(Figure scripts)

________

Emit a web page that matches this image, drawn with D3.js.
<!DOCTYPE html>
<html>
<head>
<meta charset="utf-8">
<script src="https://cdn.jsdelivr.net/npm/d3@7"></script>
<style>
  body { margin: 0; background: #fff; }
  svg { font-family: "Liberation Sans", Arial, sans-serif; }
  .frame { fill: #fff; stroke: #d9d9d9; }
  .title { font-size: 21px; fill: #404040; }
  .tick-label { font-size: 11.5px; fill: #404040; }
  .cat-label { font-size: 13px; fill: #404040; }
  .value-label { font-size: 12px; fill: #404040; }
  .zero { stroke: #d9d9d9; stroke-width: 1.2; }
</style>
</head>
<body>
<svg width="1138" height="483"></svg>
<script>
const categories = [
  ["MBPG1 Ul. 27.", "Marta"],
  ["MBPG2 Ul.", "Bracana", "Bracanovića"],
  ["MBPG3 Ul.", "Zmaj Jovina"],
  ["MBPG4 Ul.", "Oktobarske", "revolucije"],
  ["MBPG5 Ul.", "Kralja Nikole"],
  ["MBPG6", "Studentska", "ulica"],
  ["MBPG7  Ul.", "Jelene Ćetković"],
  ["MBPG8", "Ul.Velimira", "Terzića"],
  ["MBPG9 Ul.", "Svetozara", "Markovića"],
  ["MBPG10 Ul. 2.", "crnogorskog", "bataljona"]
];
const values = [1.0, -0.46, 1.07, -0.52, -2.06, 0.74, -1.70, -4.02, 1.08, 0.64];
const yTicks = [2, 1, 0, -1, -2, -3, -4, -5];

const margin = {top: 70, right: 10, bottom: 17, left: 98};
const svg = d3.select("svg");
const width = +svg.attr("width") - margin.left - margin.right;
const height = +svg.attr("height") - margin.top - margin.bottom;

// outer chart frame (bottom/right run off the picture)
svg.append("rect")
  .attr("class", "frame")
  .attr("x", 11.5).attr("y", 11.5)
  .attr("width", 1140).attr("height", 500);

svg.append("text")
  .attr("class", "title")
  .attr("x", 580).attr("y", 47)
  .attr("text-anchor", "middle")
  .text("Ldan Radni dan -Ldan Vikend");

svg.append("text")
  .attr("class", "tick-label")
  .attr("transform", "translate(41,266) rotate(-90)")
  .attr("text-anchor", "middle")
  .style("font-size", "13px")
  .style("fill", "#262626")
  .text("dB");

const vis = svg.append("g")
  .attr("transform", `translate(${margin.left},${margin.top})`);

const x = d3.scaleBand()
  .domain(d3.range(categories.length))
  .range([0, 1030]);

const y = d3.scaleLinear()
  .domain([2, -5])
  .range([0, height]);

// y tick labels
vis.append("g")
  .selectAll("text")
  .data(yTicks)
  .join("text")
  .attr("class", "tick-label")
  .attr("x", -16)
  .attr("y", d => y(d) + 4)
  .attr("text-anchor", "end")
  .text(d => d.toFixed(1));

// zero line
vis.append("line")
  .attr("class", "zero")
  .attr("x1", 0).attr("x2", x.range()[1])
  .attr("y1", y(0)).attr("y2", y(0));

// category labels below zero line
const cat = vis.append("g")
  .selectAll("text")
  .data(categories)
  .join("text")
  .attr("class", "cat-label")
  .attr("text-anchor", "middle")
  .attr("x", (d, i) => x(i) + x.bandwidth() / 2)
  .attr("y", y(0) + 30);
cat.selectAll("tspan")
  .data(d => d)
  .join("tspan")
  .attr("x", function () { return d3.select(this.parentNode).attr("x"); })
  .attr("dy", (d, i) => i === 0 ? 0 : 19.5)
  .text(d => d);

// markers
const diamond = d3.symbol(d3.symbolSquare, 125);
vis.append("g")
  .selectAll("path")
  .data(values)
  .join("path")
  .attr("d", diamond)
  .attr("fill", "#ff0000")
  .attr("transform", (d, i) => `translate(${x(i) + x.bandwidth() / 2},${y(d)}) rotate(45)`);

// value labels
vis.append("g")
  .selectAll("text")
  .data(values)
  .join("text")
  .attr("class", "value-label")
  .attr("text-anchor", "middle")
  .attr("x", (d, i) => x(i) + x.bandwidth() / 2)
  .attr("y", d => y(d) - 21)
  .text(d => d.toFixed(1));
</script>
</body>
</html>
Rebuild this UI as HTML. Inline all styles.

________

EXERCISE DESCRIPTION:
From the data above, work out how many lines hold "this". Answer with the number alone.

EXERCISE RESULT:
3